Divergences autour du remaniement ministériel
Le CPT souhaitait remanier plusieurs ministères essentiels, dont ceux de la Justice, des Finances, de la Défense et de la Santé, dans l’objectif de réorienter les priorités gouvernementales. Conille s’opposa fermement à ces changements, désirant conserver un contrôle sur la composition de son cabinet. Cette résistance a accentué les tensions, le CPT percevant ce refus comme un obstacle à ses ambitions de transition. Ce désaccord de fond a polarisé les relations entre le Premier ministre et le CPT, rendant la collaboration impossible.
Gestion de la sécurité et recours controversé à une société de défense privée
La question de la sécurité, sujet crucial en Haïti, a aussi contribué à l’éviction de Conille. La décision de ce dernier d’engager le Studebaker Defense Group, sans consultation préalable avec le CPT, a alimenté les spéculations sur la présence possible de mercenaires étrangers dans le pays. Le ministre de la Justice a même évoqué une tentative d’assassinat contre Conille, renforçant les suspicions et créant un climat de méfiance qui a fini par isoler le Premier ministre.
Divergences de vision sur la transition politique
La révocation de Conille résulte également de divergences profondes sur la conduite de la transition politique. Alors que Conille semblait aspirer à une autonomie accrue pour gérer les affaires d’État, le CPT préférait un contrôle centralisé, orienté vers ses propres priorités pour stabiliser le pays. Ce désaccord stratégique a miné la cohésion interne, rendant difficile toute perspective d’élections transparentes, et laissant le CPT envisager une direction plus en phase avec ses objectifs en choisissant un nouveau Premier ministre.
Une lutte d’autorité sans perspective pour le bien-être collectif
La révocation de Garry Conille reflète avant tout un conflit de pouvoir au sein de l’appareil d’État haïtien, où les intérêts personnels dominent les impératifs collectifs. Ceux qui suivent de près la politique haïtienne ne s’attendaient à rien de différent. La réunion secrète avec Abinader, les accusations de corruption, les désaccords sur les nominations ministérielles et les tensions autour de la sécurité nationale ne sont que les derniers épisodes d’une lutte d’influence permanente au sein du gouvernement de transition.
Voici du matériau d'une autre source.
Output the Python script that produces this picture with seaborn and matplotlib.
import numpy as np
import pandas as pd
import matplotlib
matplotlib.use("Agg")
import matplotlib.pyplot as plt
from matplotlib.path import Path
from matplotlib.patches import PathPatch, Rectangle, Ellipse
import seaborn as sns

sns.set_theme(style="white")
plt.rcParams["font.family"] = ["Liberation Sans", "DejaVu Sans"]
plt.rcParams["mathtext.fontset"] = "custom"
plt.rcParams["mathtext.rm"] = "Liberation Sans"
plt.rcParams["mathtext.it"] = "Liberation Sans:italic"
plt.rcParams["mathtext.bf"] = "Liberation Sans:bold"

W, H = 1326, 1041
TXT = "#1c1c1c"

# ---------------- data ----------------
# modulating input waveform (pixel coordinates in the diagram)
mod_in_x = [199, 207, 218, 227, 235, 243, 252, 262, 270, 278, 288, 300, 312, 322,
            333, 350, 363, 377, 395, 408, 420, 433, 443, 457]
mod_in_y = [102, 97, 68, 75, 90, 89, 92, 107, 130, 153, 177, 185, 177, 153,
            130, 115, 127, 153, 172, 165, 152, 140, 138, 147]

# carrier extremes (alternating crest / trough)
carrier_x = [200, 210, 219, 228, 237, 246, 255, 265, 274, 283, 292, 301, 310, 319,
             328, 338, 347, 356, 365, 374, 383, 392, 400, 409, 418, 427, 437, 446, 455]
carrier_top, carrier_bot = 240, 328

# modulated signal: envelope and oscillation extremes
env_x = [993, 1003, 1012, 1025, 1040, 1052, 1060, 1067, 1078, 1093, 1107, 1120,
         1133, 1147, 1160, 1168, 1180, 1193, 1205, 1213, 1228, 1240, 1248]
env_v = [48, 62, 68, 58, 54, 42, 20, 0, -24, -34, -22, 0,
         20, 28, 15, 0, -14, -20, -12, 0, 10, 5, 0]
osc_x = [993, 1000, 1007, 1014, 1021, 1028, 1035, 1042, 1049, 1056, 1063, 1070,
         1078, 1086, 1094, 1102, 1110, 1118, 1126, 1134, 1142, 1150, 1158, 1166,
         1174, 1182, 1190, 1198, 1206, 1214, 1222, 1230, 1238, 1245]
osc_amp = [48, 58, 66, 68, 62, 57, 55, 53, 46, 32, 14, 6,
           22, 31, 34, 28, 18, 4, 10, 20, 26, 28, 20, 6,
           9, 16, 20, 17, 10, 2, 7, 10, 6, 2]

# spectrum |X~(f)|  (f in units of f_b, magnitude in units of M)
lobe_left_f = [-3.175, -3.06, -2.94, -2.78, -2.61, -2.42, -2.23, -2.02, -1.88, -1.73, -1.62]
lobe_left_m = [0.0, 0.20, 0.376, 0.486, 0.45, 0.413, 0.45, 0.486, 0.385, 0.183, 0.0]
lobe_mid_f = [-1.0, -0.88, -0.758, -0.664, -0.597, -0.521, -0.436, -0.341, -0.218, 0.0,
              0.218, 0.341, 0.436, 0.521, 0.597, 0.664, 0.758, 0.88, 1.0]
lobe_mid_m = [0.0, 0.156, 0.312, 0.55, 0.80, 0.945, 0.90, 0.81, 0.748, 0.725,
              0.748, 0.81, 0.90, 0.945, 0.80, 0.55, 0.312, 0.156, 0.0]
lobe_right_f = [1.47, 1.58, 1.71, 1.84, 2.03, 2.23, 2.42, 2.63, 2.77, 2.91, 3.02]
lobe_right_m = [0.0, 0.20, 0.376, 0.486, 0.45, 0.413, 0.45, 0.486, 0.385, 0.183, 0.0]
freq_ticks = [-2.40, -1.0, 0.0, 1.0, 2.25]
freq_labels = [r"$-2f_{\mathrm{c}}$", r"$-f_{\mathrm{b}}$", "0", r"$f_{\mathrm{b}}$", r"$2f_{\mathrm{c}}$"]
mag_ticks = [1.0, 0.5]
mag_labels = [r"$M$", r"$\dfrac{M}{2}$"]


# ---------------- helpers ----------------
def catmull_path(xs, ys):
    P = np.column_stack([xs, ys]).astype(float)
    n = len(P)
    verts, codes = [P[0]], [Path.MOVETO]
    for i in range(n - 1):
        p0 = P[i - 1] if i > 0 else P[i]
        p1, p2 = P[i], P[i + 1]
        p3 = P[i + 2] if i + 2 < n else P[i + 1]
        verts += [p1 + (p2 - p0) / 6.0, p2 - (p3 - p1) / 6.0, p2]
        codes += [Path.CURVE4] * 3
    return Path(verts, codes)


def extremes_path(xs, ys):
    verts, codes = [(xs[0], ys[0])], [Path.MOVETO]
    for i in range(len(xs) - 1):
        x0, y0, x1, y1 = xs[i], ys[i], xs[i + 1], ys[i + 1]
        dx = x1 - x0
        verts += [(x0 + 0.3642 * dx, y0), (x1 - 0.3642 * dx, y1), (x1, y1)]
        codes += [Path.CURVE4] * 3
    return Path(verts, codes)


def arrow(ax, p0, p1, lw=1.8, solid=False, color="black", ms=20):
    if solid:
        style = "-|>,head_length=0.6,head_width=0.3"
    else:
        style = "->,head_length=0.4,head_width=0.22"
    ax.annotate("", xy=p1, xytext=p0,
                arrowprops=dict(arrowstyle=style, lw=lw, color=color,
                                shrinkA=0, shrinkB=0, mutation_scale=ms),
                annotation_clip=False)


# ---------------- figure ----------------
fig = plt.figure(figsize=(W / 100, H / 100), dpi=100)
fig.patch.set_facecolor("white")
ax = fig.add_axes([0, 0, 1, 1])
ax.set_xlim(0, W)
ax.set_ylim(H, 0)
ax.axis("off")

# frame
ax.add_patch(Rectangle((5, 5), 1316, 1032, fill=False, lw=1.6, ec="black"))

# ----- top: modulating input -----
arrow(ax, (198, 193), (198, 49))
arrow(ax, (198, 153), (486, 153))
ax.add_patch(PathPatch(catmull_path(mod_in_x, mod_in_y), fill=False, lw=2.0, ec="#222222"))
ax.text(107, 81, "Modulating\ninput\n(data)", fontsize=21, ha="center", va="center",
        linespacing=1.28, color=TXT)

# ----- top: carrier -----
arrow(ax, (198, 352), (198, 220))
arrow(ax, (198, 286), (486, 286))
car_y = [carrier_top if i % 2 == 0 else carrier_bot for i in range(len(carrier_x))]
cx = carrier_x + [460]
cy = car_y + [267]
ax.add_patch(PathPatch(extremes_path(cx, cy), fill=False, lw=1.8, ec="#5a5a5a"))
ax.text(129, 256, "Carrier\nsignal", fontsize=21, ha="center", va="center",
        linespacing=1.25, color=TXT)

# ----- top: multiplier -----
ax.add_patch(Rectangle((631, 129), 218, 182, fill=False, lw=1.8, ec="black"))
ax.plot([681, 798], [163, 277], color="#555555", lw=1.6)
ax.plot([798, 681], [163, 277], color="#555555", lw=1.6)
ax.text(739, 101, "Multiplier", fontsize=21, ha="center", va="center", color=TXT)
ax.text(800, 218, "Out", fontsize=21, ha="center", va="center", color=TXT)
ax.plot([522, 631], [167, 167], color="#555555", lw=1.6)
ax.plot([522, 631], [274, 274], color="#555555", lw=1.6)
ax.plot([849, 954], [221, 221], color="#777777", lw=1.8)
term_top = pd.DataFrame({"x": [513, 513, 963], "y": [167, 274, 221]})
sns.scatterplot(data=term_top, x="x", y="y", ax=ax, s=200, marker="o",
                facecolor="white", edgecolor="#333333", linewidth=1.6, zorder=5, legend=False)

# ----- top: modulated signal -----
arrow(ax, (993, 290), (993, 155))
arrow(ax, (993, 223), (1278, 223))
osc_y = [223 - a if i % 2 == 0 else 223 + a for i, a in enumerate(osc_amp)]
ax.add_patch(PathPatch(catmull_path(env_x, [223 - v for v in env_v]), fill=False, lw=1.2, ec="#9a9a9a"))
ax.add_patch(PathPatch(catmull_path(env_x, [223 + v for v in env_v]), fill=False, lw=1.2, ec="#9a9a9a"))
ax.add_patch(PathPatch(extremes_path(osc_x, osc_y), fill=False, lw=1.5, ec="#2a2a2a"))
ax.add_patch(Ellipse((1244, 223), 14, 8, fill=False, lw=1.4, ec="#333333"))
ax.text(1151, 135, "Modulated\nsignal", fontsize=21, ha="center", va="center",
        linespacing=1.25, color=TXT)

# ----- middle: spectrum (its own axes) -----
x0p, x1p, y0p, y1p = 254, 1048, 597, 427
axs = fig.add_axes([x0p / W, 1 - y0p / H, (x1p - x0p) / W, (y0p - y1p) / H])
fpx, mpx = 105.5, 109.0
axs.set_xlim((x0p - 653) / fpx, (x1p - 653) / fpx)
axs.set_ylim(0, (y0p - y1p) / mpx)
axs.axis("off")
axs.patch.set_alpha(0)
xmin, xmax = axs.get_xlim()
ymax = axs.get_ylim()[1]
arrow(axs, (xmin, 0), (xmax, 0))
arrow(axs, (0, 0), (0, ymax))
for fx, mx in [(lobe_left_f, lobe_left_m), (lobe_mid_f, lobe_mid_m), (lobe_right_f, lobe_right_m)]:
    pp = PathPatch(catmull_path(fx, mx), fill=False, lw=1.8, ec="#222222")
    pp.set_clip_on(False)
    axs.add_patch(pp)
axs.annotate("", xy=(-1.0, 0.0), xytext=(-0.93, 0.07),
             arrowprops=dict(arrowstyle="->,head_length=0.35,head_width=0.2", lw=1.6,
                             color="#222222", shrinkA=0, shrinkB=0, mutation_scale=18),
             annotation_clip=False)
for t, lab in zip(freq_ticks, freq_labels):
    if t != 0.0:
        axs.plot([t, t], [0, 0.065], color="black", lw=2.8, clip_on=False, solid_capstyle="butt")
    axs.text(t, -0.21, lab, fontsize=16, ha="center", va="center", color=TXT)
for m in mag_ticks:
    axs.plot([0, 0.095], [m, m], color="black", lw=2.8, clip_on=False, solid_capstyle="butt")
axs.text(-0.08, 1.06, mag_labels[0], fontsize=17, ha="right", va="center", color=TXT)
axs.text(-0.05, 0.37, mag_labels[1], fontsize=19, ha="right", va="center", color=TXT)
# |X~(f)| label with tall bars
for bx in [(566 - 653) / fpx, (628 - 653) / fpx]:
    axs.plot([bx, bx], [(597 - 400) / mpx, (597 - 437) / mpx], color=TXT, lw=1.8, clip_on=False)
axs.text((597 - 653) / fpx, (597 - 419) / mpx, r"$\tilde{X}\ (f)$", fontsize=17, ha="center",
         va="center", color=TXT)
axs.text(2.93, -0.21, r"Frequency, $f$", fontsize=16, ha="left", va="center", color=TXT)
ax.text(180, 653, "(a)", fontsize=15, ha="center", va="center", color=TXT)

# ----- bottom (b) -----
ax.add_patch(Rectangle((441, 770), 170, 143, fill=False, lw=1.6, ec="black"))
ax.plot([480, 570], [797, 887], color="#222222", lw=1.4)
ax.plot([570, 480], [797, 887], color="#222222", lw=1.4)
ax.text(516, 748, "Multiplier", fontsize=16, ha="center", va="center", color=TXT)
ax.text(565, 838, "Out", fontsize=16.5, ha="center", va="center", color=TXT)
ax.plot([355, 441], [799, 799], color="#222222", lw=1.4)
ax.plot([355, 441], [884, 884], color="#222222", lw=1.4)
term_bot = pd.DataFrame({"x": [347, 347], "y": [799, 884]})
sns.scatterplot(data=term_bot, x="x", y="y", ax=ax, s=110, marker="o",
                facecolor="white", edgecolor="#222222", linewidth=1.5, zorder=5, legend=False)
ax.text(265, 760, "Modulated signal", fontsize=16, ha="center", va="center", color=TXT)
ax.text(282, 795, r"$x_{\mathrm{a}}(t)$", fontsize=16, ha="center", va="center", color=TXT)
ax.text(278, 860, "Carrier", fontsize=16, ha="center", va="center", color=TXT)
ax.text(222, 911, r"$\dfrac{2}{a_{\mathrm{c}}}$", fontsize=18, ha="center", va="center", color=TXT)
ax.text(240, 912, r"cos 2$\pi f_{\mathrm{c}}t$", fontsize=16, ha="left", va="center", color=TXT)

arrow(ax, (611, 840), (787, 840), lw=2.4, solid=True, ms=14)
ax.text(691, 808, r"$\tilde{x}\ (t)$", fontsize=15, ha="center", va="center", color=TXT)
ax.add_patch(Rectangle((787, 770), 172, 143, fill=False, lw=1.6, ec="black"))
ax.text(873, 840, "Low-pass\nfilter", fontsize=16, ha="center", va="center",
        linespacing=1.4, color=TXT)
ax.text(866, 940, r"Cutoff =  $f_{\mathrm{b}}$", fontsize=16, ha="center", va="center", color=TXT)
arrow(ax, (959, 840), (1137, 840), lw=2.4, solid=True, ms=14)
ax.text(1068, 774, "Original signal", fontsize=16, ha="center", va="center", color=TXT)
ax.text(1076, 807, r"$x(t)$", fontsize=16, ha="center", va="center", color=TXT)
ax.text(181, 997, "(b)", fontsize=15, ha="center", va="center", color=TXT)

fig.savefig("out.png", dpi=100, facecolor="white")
Le choix d’Alix Didier Fils-Aimé comme successeur de Conille, bien que présenté comme un espoir de stabilisation, inspire peu d’optimisme à ceux qui espèrent voir émerger une vision de gouvernance réellement axée sur le bien-être collectif. Si le CPT cherche effectivement à affirmer son contrôle, il ne semble pas pour autant disposer d’une ligne directrice claire pour sortir Haïti du chaos ni pour alléger la souffrance de sa population. Dans ce contexte d’instabilité et de méfiance, les perspectives d’une gouvernance capable de relever les défis du pays restent aussi fragiles que jamais, laissant les citoyens haïtiens observer avec scepticisme et désillusion les querelles de pouvoir qui se jouent en haut lieu.